I love the relationship between West and Cally. Somehow, in such a short book, Susan Cooper builds up a love story that I really feel and want to follow. The build-up of awareness between them is well done, even in so short a space. And the ending is beautiful -- the knowledge that they will find each other. It's enough, in a way, too: I would read more, and I do want more, but I feel it ends on just the right note, and neither too early nor too late.

The world of the story is magical, drawing on Celtic myth and making up a mythology of its own, as well. I love the descriptions of the world -- the chess game, the tower, Snake, Peth...

I'll definitely be revisiting this book.
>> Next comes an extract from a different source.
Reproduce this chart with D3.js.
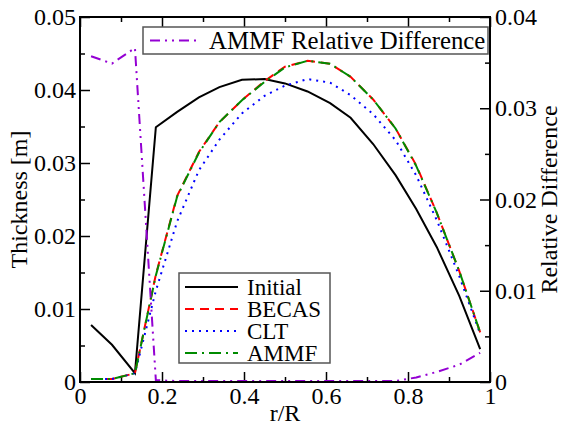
<!DOCTYPE html>
<html>
<head>
<meta charset="utf-8">
<script src="https://cdn.jsdelivr.net/npm/d3@7"></script>
<style>
  body { margin: 0; background: #fff; }
</style>
</head>
<body>
<svg id="chart" width="563" height="427"></svg>
<script>
// radial stations r/R
const stations = [0.027, 0.078, 0.134, 0.185, 0.237, 0.29, 0.34, 0.395, 0.45, 0.5,
  0.555, 0.61, 0.66, 0.715, 0.77, 0.82, 0.87, 0.925, 0.976];

const initial = [0.0078, 0.0051, 0.0012, 0.0349, 0.0370, 0.0390, 0.0404, 0.0414, 0.0415, 0.0409,
  0.0398, 0.0382, 0.0362, 0.0326, 0.0283, 0.0237, 0.0185, 0.0118, 0.0045];
const becas = [0.0004, 0.0004, 0.0012, 0.0147, 0.0255, 0.0315, 0.0356, 0.0386, 0.0412, 0.0432,
  0.0440, 0.0436, 0.0418, 0.0387, 0.0347, 0.0297, 0.0232, 0.0152, 0.0068];
const clt = [0.0004, 0.0004, 0.0012, 0.0125, 0.0220, 0.0290, 0.0332, 0.0368, 0.0392, 0.0406,
  0.0415, 0.0410, 0.0393, 0.0367, 0.0331, 0.0283, 0.0222, 0.0145, 0.0066];
const ammf = [0.0004, 0.0004, 0.0012, 0.0146, 0.0254, 0.0314, 0.0356, 0.0386, 0.0411, 0.0431,
  0.0440, 0.0436, 0.0418, 0.0387, 0.0347, 0.0296, 0.0232, 0.0152, 0.0068];
const relDiff = [0.0357, 0.0349, 0.0366, 0.0002, 0.0001, 0.0001, 0.0001, 0.0001, 0.0001, 0.0001,
  0.0001, 0.0001, 0.0001, 0.0001, 0.0001, 0.0005, 0.0011, 0.0019, 0.0032];

const xTicks = [0, 0.2, 0.4, 0.6, 0.8, 1];
const yTicks = [0, 0.01, 0.02, 0.03, 0.04, 0.05];
const y2Ticks = [0, 0.01, 0.02, 0.03, 0.04];

const FONT = '"Liberation Serif"';
const margin = { left: 80, right: 73, top: 17, bottom: 45 };
const W = 563, H = 427;
const svg = d3.select('#chart');

const x = d3.scaleLinear().domain([0, 1]).range([margin.left, W - margin.right]);
const y = d3.scaleLinear().domain([0, 0.05]).range([H - margin.bottom, margin.top]);
const y2 = d3.scaleLinear().domain([0, 0.04]).range([H - margin.bottom, margin.top]);

const fmt = (d) => (d === 0 ? '0' : String(+d.toFixed(2)));

const styleAxis = (g) => {
  g.select('.domain').remove();
  g.selectAll('line').attr('stroke', '#000').attr('stroke-width', 1.5);
  g.selectAll('text').attr('fill', '#000').attr('font-size', 24)
    .style('font-family', FONT);
};

const addText = (sel, size) => sel.append('text')
  .style('font-family', FONT).attr('font-size', size).attr('fill', '#000');

// bottom axis
svg.append('g').attr('transform', `translate(0,${y.range()[0]})`)
  .call(d3.axisBottom(x).tickValues(xTicks).tickFormat(fmt).tickSizeInner(-10).tickSizeOuter(0).tickPadding(5))
  .call(styleAxis);
svg.append('g').attr('transform', `translate(0,${y.range()[0]})`)
  .call(d3.axisBottom(x).tickValues(d3.range(0.1, 1, 0.2)).tickFormat('').tickSizeInner(-5).tickSizeOuter(0))
  .call(styleAxis);
// top axis
svg.append('g').attr('transform', `translate(0,${margin.top})`)
  .call(d3.axisTop(x).tickValues(xTicks).tickFormat('').tickSizeInner(-10).tickSizeOuter(0))
  .call(styleAxis);
svg.append('g').attr('transform', `translate(0,${margin.top})`)
  .call(d3.axisTop(x).tickValues(d3.range(0.1, 1, 0.2)).tickFormat('').tickSizeInner(-5).tickSizeOuter(0))
  .call(styleAxis);
// left axis
svg.append('g').attr('transform', `translate(${margin.left},0)`)
  .call(d3.axisLeft(y).tickValues(yTicks).tickFormat(fmt).tickSizeInner(-10).tickSizeOuter(0).tickPadding(4))
  .call(styleAxis);
svg.append('g').attr('transform', `translate(${margin.left},0)`)
  .call(d3.axisLeft(y).tickValues(d3.range(0.005, 0.05, 0.01)).tickFormat('').tickSizeInner(-5).tickSizeOuter(0))
  .call(styleAxis);
// right axis
svg.append('g').attr('transform', `translate(${W - margin.right},0)`)
  .call(d3.axisRight(y2).tickValues(y2Ticks).tickFormat(fmt).tickSizeInner(-10).tickSizeOuter(0).tickPadding(5))
  .call(styleAxis);
svg.append('g').attr('transform', `translate(${W - margin.right},0)`)
  .call(d3.axisRight(y2).tickValues(d3.range(0.005, 0.04, 0.01)).tickFormat('').tickSizeInner(-5).tickSizeOuter(0))
  .call(styleAxis);

// series
const series = [
  { name: 'Initial', values: initial, scale: y, color: '#000000', dash: null },
  { name: 'BECAS', values: becas, scale: y, color: '#ff0000', dash: '9,6' },
  { name: 'CLT', values: clt, scale: y, color: '#0000ff', dash: '2,5' },
  { name: 'AMMF', values: ammf, scale: y, color: '#008b00', dash: '12,5,2,5' },
  { name: 'AMMF Relative Difference', values: relDiff, scale: y2, color: '#9400d3', dash: '10,5,2,5,2,5' },
];

series.forEach((s) => {
  const line = d3.line().x((d, i) => x(stations[i])).y((d) => s.scale(d));
  svg.append('path')
    .datum(s.values)
    .attr('d', line)
    .attr('fill', 'none')
    .attr('stroke', s.color)
    .attr('stroke-width', 2)
    .attr('stroke-dasharray', s.dash);
});

// frame
svg.append('rect')
  .attr('x', margin.left).attr('y', margin.top)
  .attr('width', W - margin.left - margin.right)
  .attr('height', H - margin.top - margin.bottom)
  .attr('fill', 'none').attr('stroke', '#000').attr('stroke-width', 2);

// legends
const legendBox = (x0, y0, w, h) => svg.append('rect')
  .attr('x', x0).attr('y', y0).attr('width', w).attr('height', h)
  .attr('fill', '#fff').attr('stroke', '#555').attr('stroke-width', 1.5);

legendBox(143, 27, 345, 27);
const relSeries = series[4];
svg.append('line').attr('x1', 150).attr('x2', 200).attr('y1', 40.5).attr('y2', 40.5)
  .attr('stroke', relSeries.color).attr('stroke-width', 2).attr('stroke-dasharray', relSeries.dash);
addText(svg, 24.8).attr('x', 209).attr('y', 49).text(relSeries.name);

legendBox(179, 273, 151, 90);
series.slice(0, 4).forEach((s, i) => {
  const yy = 287 + i * 22;
  svg.append('line').attr('x1', 185).attr('x2', 238).attr('y1', yy).attr('y2', yy)
    .attr('stroke', s.color).attr('stroke-width', 2).attr('stroke-dasharray', s.dash);
  addText(svg, 23).attr('x', 247).attr('y', yy + 8).text(s.name);
});

// axis titles
addText(svg, 24).attr('x', x(0.5)).attr('y', 421).attr('text-anchor', 'middle').text('r/R');
addText(svg, 24).attr('transform', `translate(27,${y(0.025)}) rotate(-90)`)
  .attr('text-anchor', 'middle').text('Thickness [m]');
addText(svg, 24).attr('transform', `translate(557,${y(0.025)}) rotate(-90)`)
  .attr('text-anchor', 'middle').text('Relative Difference');
</script>
</body>
</html>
Probably many times.

Snowball in Hell (Josh Lanyon)

I love the way that Josh Lanyon makes me feel about his characters. I always seem to start feeling ambivalent, maybe not even caring that much, and then no matter how short the story is, I quickly come to care about them and feel very strongly about them. I grew to love Matt and Nathan very quickly, and to hurt for them, and also -- obviously, I suppose -- to believe in their feelings and their predicament.

Snowball in Hell also has a reasonably solid plot: I wasn't too far behind the game, but it wasn't horribly predictable, either. I didn't care about the plot nearly as much as I cared about the characters -- there wasn't enough danger to either of them of being suspects, I think, so they weren't as deeply connected to the case as I'd like. I mean, Nathan was a suspect, but it didn't seem for a minute like Matt would push that angle.
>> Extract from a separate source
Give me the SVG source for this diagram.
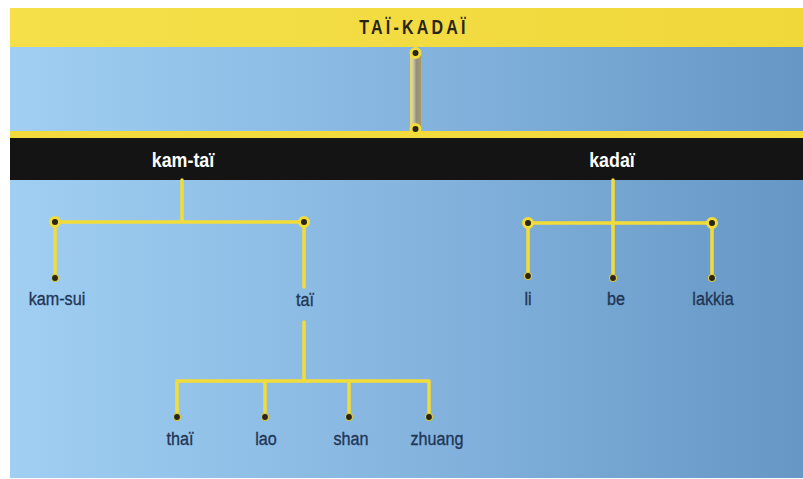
<svg xmlns="http://www.w3.org/2000/svg" width="803" height="479" viewBox="0 0 803 479">
<defs>
<linearGradient id="bg" x1="0" y1="0" x2="1" y2="0">
<stop offset="0" stop-color="#a0cff2"/>
<stop offset="0.5" stop-color="#85b5df"/>
<stop offset="1" stop-color="#6697c5"/>
</linearGradient>
<linearGradient id="pipe" x1="0" y1="0" x2="1" y2="0">
<stop offset="0" stop-color="#efd85a"/>
<stop offset="0.25" stop-color="#d9d2a4"/>
<stop offset="0.6" stop-color="#8e8e86"/>
<stop offset="1" stop-color="#b09c58"/>
</linearGradient>
<linearGradient id="yel" x1="0" y1="0" x2="1" y2="0">
<stop offset="0" stop-color="#f5e04a"/>
<stop offset="1" stop-color="#f0d83a"/>
</linearGradient>
</defs>
<style>
.ln{stroke:#f2dc3a;stroke-width:3.5;fill:none;stroke-linecap:round}
.jd{fill:#2a2418;stroke:#f2dc3a;stroke-width:3}
.lf{fill:#2a2418;stroke:#d8c840;stroke-width:1.2}
.lab{font-family:"Liberation Sans",Arial,sans-serif;font-size:19px;fill:#1f3656;stroke:#1f3656;stroke-width:0.35;text-anchor:middle}
.hd{font-family:"Liberation Sans",Arial,sans-serif;font-size:21px;font-weight:bold;fill:#ffffff;text-anchor:middle}
.ti{font-family:"Liberation Sans",Arial,sans-serif;font-size:20px;font-weight:bold;fill:#2a2418;text-anchor:middle;letter-spacing:4px}
</style>
<rect x="0" y="0" width="803" height="479" fill="#ffffff"/>
<rect x="10" y="8" width="793" height="470" fill="url(#bg)"/>
<g id="root">
<rect x="10" y="8" width="793" height="39" fill="url(#yel)"/>
<text class="ti" transform="translate(414 34) scale(0.8 1)">TAÏ-KADAÏ</text>
</g>
<g id="band">
<rect x="10" y="131" width="793" height="7" fill="#f2da3c"/>
<rect x="10" y="138" width="793" height="42" fill="#141414"/>
</g>
<g id="connectors">
<rect x="410" y="54" width="11" height="76" fill="url(#pipe)"/>
<circle class="jd" cx="415.5" cy="53" r="4.5"/>
<circle class="jd" cx="415.5" cy="129" r="4.5"/>
<path class="ln" d="M182 180V222M55 222H304M55 222V278M304 222V287M304 322V381M177 381H429M177 381V417M265 381V417M349 381V417M429 381V417"/>
<path class="ln" d="M613 180V278M528 223H712M528 223V276M712 223V278"/>
<circle class="jd" cx="55" cy="222" r="4.5"/>
<circle class="jd" cx="304" cy="222" r="4.5"/>
<circle class="jd" cx="528" cy="223" r="4.5"/>
<circle class="jd" cx="712" cy="223" r="4.5"/>
</g>
<g id="kam-tai"><text class="hd" transform="translate(183 167) scale(0.85 1)">kam-taï</text></g>
<g id="kadai"><text class="hd" transform="translate(612 167) scale(0.85 1)">kadaï</text></g>
<g id="kam-sui"><circle class="lf" cx="55" cy="278" r="3.5"/><text class="lab" transform="translate(57 305) scale(0.85 1)">kam-sui</text></g>
<g id="tai"><text class="lab" transform="translate(305 306) scale(0.85 1)">taï</text></g>
<g id="thai"><circle class="lf" cx="177" cy="417" r="3.5"/><text class="lab" transform="translate(180 445) scale(0.85 1)">thaï</text></g>
<g id="lao"><circle class="lf" cx="265" cy="417" r="3.5"/><text class="lab" transform="translate(266 445) scale(0.85 1)">lao</text></g>
<g id="shan"><circle class="lf" cx="349" cy="417" r="3.5"/><text class="lab" transform="translate(351 445) scale(0.85 1)">shan</text></g>
<g id="zhuang"><circle class="lf" cx="429" cy="417" r="3.5"/><text class="lab" transform="translate(437 445) scale(0.85 1)">zhuang</text></g>
<g id="li"><circle class="lf" cx="528" cy="276" r="3.5"/><text class="lab" transform="translate(528 305) scale(0.85 1)">li</text></g>
<g id="be"><circle class="lf" cx="613" cy="278" r="3.5"/><text class="lab" transform="translate(616 305) scale(0.85 1)">be</text></g>
<g id="lakkia"><circle class="lf" cx="712" cy="278" r="3.5"/><text class="lab" transform="translate(713 305) scale(0.85 1)">lakkia</text></g>
</svg>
Shades of Milk and Honey (Mary Robinette Kowal)

I'm vacillating between two and three stars on this one -- it's not halfway between, I'm just trying to decide whether I'll give it credit for keeping me reading, or dock it for how very high its debt to Jane Austen's work is. It's basically a cut and paste job on Austen's characters and situations, and while the writing is competent enough, it doesn't have the same subtlety and humour that Jane Austen brought to her work. It suffers very much in comparison, because of its debt.

The fantasy woven into it lies awkwardly on top of Jane Austen's work, I found, and wasn't fully explored. For example, if the working of glamour is so essential to a lady, but so few men do it, why is there no sign of any assumptions of effeminacy that would likely go with that? There's a few hints that being a "glamuralist" -- a person who goes around making complicated artwork out of glamour for people who don't have the skill themselves -- is considered lower class work, perhaps, or is stigmatised in some way, but at the same time both male and female characters admire Mr. Vincent's work, and hardly seem to treat him with inferiority.

Something about the language Kowal used doesn't ring true for me, either. When you read Jane Austen, it's plain that she's writing in her own style, in a natural sort of manner. The style of this, though, is so plainly a copy of someone else's style, and the gaps show through in the choice of language here and there.

I think I'll settle for two stars, "it was ok", since I'm not turned off Kowal's work, and enjoyed it well enough to fill a few hours.